**Instruction:** Produce an exact copy of all the data below, dropping every image.

**The records:**
--- BEGIN ---

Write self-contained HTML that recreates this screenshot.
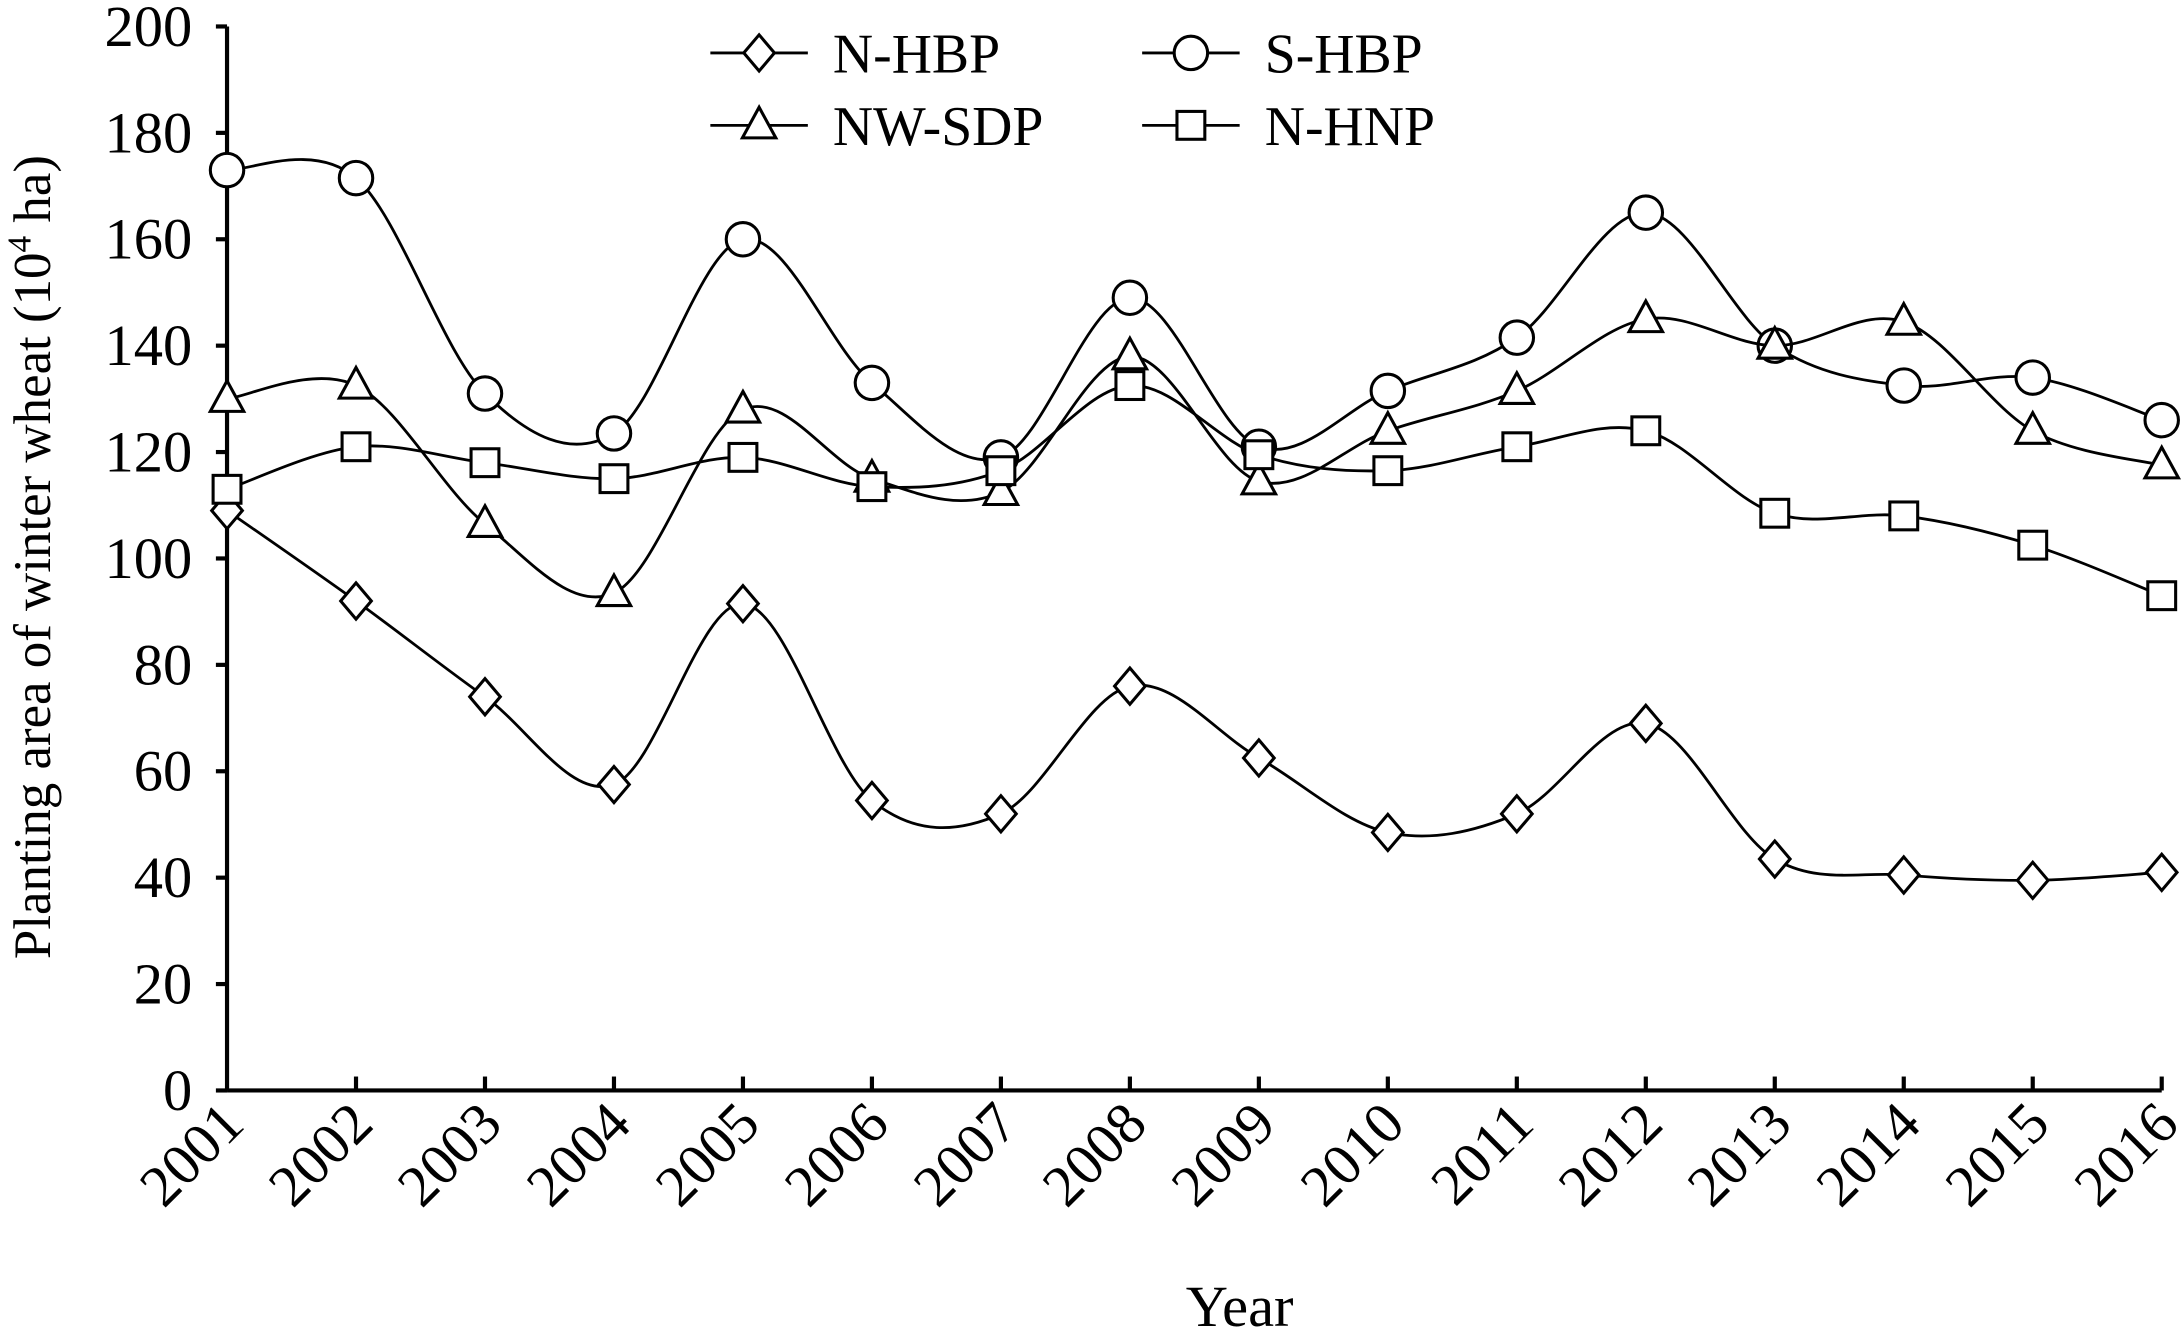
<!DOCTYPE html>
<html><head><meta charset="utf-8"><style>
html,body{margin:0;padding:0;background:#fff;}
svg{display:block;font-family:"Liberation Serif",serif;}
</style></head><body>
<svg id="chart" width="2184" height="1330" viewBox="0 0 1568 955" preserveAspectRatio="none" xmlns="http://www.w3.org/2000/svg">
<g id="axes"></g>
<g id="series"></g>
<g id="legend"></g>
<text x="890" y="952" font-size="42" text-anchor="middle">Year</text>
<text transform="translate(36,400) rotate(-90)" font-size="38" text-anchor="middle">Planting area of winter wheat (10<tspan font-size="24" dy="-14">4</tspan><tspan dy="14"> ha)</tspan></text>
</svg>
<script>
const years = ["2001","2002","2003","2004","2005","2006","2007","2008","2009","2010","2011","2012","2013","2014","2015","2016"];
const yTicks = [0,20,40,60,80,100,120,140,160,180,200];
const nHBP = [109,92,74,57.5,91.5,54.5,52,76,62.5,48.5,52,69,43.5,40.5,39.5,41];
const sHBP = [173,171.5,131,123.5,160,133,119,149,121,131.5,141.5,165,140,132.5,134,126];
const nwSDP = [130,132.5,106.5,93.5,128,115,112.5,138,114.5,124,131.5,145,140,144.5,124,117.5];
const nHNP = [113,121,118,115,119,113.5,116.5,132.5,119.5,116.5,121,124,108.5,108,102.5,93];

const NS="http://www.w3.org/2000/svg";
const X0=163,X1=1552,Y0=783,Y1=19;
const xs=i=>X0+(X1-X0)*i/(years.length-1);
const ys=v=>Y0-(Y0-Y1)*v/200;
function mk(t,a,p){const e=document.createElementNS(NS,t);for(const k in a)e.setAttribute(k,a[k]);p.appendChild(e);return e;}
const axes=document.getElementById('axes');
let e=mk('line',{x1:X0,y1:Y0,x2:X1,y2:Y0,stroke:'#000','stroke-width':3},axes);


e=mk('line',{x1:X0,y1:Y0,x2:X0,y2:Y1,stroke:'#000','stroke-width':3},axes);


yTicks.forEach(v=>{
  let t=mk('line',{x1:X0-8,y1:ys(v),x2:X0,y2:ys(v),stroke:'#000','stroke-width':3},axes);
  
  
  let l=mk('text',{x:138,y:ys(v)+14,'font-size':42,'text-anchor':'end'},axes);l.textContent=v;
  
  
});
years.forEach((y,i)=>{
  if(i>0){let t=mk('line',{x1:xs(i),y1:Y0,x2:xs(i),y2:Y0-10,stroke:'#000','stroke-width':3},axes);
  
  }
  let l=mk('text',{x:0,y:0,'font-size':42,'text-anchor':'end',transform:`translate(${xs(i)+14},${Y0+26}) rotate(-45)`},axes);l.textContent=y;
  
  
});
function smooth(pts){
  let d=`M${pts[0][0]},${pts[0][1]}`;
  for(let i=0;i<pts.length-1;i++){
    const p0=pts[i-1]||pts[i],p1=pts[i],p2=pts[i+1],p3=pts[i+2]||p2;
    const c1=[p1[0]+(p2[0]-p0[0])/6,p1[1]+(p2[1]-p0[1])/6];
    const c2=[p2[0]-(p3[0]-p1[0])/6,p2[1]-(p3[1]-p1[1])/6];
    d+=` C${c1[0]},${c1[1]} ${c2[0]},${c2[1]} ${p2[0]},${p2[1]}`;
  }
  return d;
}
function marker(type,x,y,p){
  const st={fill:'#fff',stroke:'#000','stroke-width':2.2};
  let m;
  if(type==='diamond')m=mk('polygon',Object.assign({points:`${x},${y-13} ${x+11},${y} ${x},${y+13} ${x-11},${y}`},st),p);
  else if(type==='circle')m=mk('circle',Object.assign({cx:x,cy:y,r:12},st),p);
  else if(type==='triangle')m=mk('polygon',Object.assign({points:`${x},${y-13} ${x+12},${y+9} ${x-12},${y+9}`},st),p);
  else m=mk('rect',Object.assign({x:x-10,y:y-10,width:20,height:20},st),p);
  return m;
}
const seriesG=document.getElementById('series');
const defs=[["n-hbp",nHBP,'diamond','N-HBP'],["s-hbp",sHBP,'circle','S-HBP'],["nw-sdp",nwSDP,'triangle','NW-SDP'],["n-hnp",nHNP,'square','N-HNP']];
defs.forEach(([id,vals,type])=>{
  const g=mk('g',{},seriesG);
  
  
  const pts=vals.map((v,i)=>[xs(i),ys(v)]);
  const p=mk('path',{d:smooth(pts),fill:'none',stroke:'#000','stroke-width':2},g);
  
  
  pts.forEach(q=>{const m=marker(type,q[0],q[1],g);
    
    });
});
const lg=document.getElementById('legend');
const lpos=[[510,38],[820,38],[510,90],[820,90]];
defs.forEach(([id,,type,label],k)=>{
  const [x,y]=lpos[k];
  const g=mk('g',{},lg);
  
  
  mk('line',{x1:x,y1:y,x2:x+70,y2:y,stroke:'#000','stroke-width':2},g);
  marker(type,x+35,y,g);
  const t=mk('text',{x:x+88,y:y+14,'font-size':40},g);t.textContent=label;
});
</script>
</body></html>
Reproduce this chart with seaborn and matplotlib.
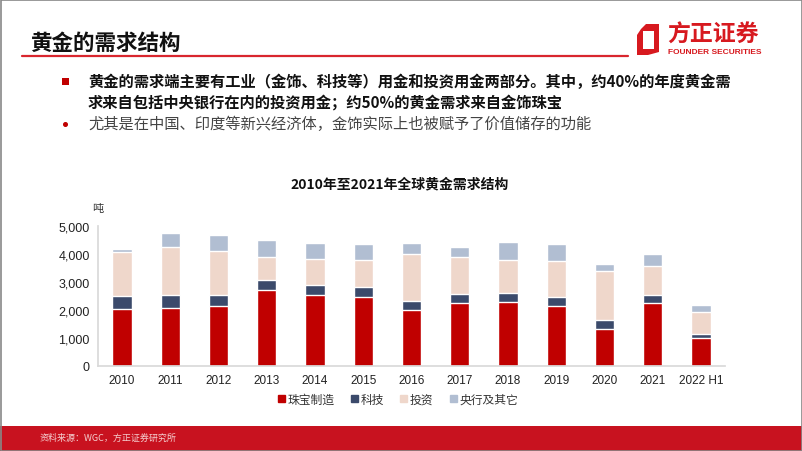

--- END ---

**Problem solution:**
Write self-contained HTML that recreates this screenshot.
<!DOCTYPE html>
<html><head><meta charset="utf-8"><style>
html,body{margin:0;padding:0;background:#fff;}
svg{display:block;font-family:"Liberation Serif",serif;}
</style></head><body>
<svg id="chart" width="2184" height="1330" viewBox="0 0 1568 955" preserveAspectRatio="none" xmlns="http://www.w3.org/2000/svg">
<g id="axes"></g>
<g id="series"></g>
<g id="legend"></g>
<text x="890" y="952" font-size="42" text-anchor="middle">Year</text>
<text transform="translate(36,400) rotate(-90)" font-size="38" text-anchor="middle">Planting area of winter wheat (10<tspan font-size="24" dy="-14">4</tspan><tspan dy="14"> ha)</tspan></text>
</svg>
<script>
const years = ["2001","2002","2003","2004","2005","2006","2007","2008","2009","2010","2011","2012","2013","2014","2015","2016"];
const yTicks = [0,20,40,60,80,100,120,140,160,180,200];
const nHBP = [109,92,74,57.5,91.5,54.5,52,76,62.5,48.5,52,69,43.5,40.5,39.5,41];
const sHBP = [173,171.5,131,123.5,160,133,119,149,121,131.5,141.5,165,140,132.5,134,126];
const nwSDP = [130,132.5,106.5,93.5,128,115,112.5,138,114.5,124,131.5,145,140,144.5,124,117.5];
const nHNP = [113,121,118,115,119,113.5,116.5,132.5,119.5,116.5,121,124,108.5,108,102.5,93];

const NS="http://www.w3.org/2000/svg";
const X0=163,X1=1552,Y0=783,Y1=19;
const xs=i=>X0+(X1-X0)*i/(years.length-1);
const ys=v=>Y0-(Y0-Y1)*v/200;
function mk(t,a,p){const e=document.createElementNS(NS,t);for(const k in a)e.setAttribute(k,a[k]);p.appendChild(e);return e;}
const axes=document.getElementById('axes');
let e=mk('line',{x1:X0,y1:Y0,x2:X1,y2:Y0,stroke:'#000','stroke-width':3},axes);


e=mk('line',{x1:X0,y1:Y0,x2:X0,y2:Y1,stroke:'#000','stroke-width':3},axes);


yTicks.forEach(v=>{
  let t=mk('line',{x1:X0-8,y1:ys(v),x2:X0,y2:ys(v),stroke:'#000','stroke-width':3},axes);
  
  
  let l=mk('text',{x:138,y:ys(v)+14,'font-size':42,'text-anchor':'end'},axes);l.textContent=v;
  
  
});
years.forEach((y,i)=>{
  if(i>0){let t=mk('line',{x1:xs(i),y1:Y0,x2:xs(i),y2:Y0-10,stroke:'#000','stroke-width':3},axes);
  
  }
  let l=mk('text',{x:0,y:0,'font-size':42,'text-anchor':'end',transform:`translate(${xs(i)+14},${Y0+26}) rotate(-45)`},axes);l.textContent=y;
  
  
});
function smooth(pts){
  let d=`M${pts[0][0]},${pts[0][1]}`;
  for(let i=0;i<pts.length-1;i++){
    const p0=pts[i-1]||pts[i],p1=pts[i],p2=pts[i+1],p3=pts[i+2]||p2;
    const c1=[p1[0]+(p2[0]-p0[0])/6,p1[1]+(p2[1]-p0[1])/6];
    const c2=[p2[0]-(p3[0]-p1[0])/6,p2[1]-(p3[1]-p1[1])/6];
    d+=` C${c1[0]},${c1[1]} ${c2[0]},${c2[1]} ${p2[0]},${p2[1]}`;
  }
  return d;
}
function marker(type,x,y,p){
  const st={fill:'#fff',stroke:'#000','stroke-width':2.2};
  let m;
  if(type==='diamond')m=mk('polygon',Object.assign({points:`${x},${y-13} ${x+11},${y} ${x},${y+13} ${x-11},${y}`},st),p);
  else if(type==='circle')m=mk('circle',Object.assign({cx:x,cy:y,r:12},st),p);
  else if(type==='triangle')m=mk('polygon',Object.assign({points:`${x},${y-13} ${x+12},${y+9} ${x-12},${y+9}`},st),p);
  else m=mk('rect',Object.assign({x:x-10,y:y-10,width:20,height:20},st),p);
  return m;
}
const seriesG=document.getElementById('series');
const defs=[["n-hbp",nHBP,'diamond','N-HBP'],["s-hbp",sHBP,'circle','S-HBP'],["nw-sdp",nwSDP,'triangle','NW-SDP'],["n-hnp",nHNP,'square','N-HNP']];
defs.forEach(([id,vals,type])=>{
  const g=mk('g',{},seriesG);
  
  
  const pts=vals.map((v,i)=>[xs(i),ys(v)]);
  const p=mk('path',{d:smooth(pts),fill:'none',stroke:'#000','stroke-width':2},g);
  
  
  pts.forEach(q=>{const m=marker(type,q[0],q[1],g);
    
    });
});
const lg=document.getElementById('legend');
const lpos=[[510,38],[820,38],[510,90],[820,90]];
defs.forEach(([id,,type,label],k)=>{
  const [x,y]=lpos[k];
  const g=mk('g',{},lg);
  
  
  mk('line',{x1:x,y1:y,x2:x+70,y2:y,stroke:'#000','stroke-width':2},g);
  marker(type,x+35,y,g);
  const t=mk('text',{x:x+88,y:y+14,'font-size':40},g);t.textContent=label;
});
</script>
</body></html>
Reproduce this chart with seaborn and matplotlib.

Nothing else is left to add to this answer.